**EXERCISE OBJECTIVE:** Of the lines below, count those containing the word "this". Reply with the number alone.

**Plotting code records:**
# # # # #

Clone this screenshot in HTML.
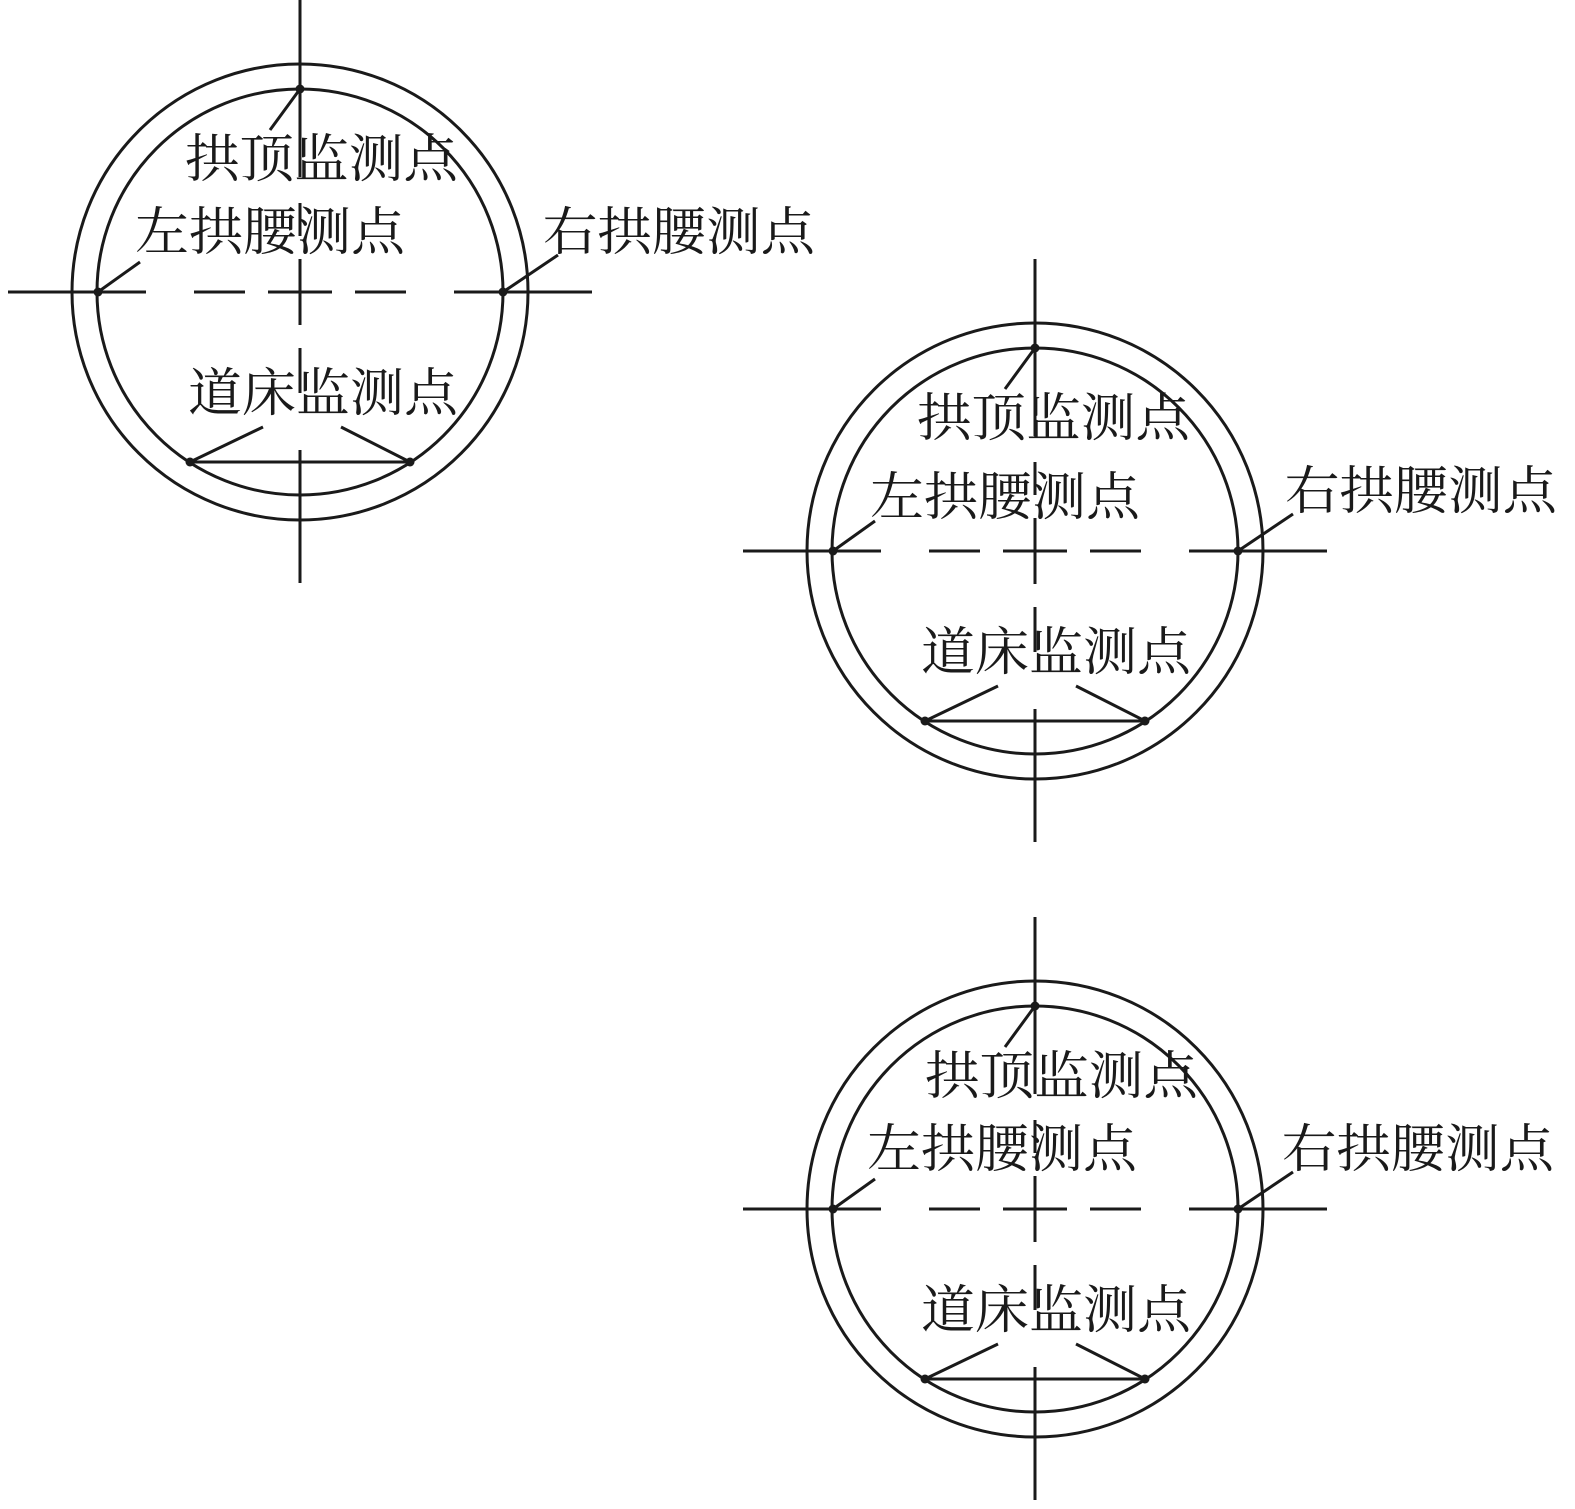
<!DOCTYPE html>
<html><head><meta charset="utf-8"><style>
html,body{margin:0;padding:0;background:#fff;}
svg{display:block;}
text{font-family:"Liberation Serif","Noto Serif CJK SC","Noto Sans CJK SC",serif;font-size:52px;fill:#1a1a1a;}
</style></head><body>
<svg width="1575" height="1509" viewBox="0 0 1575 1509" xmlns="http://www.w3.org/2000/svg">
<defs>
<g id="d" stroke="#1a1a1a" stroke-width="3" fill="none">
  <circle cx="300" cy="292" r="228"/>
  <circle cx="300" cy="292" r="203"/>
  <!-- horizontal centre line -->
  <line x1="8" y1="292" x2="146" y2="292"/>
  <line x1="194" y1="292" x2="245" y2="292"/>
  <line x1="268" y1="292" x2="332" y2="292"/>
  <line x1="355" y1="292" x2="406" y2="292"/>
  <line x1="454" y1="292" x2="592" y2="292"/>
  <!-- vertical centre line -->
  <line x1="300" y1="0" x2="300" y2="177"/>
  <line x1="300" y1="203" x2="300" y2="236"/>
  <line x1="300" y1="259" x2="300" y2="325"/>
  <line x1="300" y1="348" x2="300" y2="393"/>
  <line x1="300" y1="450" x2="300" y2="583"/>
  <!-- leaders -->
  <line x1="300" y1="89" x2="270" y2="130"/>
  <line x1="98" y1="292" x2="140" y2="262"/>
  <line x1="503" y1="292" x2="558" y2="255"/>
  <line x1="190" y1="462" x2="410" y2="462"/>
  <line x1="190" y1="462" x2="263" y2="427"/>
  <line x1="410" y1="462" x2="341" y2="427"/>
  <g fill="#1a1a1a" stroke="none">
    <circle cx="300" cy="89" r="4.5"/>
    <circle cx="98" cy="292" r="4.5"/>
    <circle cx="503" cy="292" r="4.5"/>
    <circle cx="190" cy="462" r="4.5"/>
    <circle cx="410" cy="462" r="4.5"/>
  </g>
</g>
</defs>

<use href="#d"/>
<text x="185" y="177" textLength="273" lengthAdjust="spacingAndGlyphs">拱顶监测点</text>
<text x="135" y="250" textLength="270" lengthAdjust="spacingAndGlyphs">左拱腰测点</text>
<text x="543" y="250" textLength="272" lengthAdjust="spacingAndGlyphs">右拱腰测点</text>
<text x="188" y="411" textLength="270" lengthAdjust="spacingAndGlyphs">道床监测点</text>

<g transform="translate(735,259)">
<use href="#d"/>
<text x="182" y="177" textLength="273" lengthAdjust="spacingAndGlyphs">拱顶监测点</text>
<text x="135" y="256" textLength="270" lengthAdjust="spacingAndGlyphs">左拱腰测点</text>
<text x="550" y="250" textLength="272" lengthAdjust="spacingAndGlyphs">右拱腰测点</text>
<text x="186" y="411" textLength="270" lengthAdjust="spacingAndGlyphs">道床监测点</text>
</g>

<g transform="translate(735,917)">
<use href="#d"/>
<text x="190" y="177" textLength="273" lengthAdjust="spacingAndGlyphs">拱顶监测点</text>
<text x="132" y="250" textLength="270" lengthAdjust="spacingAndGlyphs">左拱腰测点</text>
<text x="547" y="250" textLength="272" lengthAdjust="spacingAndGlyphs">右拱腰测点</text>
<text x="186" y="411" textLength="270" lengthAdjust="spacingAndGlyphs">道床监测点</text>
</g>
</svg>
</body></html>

# # # # #

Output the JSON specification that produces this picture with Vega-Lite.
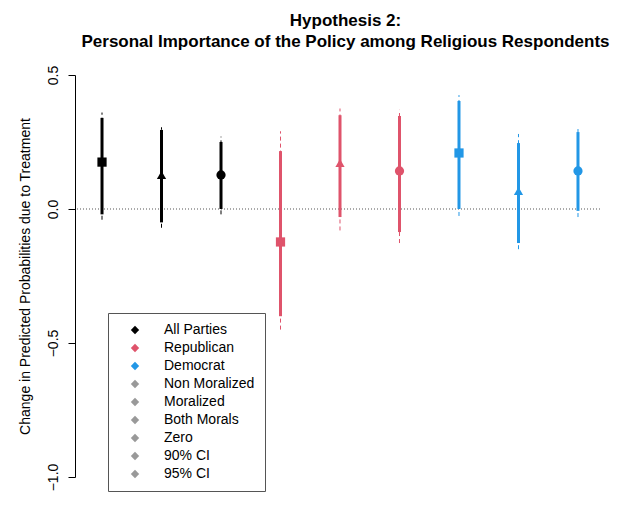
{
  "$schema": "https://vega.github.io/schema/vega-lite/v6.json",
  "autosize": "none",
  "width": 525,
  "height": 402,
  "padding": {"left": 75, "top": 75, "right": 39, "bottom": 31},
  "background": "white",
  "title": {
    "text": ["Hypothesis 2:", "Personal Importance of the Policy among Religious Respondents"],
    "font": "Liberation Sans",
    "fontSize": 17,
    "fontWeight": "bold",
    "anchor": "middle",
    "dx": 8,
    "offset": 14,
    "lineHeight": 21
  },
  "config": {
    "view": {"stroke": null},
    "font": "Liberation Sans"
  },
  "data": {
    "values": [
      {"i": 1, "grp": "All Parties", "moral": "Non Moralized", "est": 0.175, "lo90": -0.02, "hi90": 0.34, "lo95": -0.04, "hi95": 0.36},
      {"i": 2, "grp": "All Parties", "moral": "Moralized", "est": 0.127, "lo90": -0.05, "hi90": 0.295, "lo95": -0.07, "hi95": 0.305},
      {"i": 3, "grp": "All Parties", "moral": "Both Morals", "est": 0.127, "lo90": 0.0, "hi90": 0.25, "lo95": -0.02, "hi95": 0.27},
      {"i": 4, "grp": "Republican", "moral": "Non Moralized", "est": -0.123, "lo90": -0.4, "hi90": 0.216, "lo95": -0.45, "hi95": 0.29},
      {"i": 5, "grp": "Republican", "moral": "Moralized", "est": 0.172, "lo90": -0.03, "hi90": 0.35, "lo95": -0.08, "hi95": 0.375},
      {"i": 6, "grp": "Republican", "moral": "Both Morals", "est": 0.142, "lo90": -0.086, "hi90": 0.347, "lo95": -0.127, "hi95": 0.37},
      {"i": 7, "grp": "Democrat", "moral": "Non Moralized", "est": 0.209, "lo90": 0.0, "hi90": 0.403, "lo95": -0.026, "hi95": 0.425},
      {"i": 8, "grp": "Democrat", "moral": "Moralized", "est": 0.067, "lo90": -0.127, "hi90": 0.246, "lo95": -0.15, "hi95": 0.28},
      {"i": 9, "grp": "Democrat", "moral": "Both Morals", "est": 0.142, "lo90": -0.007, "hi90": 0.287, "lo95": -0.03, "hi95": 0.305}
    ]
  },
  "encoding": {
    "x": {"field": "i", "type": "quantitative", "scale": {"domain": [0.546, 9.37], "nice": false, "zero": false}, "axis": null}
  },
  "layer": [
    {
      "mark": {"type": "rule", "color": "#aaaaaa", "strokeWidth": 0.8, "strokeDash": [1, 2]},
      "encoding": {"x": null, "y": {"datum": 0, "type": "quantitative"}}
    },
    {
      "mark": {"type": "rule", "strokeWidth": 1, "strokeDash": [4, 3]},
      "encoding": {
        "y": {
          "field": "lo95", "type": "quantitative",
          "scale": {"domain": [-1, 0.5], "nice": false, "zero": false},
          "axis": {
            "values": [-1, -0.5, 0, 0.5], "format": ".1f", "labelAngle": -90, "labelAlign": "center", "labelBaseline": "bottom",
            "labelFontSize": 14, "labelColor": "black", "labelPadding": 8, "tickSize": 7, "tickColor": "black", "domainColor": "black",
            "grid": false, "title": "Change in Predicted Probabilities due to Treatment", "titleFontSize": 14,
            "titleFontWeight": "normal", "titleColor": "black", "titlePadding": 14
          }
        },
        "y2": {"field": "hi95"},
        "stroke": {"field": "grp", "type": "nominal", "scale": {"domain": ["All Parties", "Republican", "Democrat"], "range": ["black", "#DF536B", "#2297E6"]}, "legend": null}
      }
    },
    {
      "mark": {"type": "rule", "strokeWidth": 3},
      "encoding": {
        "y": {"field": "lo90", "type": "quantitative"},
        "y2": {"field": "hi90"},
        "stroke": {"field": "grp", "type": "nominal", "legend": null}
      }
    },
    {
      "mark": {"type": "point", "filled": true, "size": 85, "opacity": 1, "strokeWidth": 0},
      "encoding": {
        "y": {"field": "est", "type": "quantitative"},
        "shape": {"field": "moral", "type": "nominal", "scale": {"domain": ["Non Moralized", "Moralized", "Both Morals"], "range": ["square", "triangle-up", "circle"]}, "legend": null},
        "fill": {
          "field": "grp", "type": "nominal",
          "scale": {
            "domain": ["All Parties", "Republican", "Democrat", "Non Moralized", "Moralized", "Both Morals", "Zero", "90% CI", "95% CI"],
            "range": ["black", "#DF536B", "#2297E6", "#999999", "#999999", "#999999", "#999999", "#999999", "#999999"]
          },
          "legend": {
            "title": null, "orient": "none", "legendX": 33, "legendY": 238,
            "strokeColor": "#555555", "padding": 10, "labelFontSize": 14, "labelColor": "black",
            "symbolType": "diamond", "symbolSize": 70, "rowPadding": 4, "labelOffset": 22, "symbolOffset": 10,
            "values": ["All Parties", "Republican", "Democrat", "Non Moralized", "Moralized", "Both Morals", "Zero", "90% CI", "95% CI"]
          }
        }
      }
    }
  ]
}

# # # # #

**WORKED ANSWER:** 2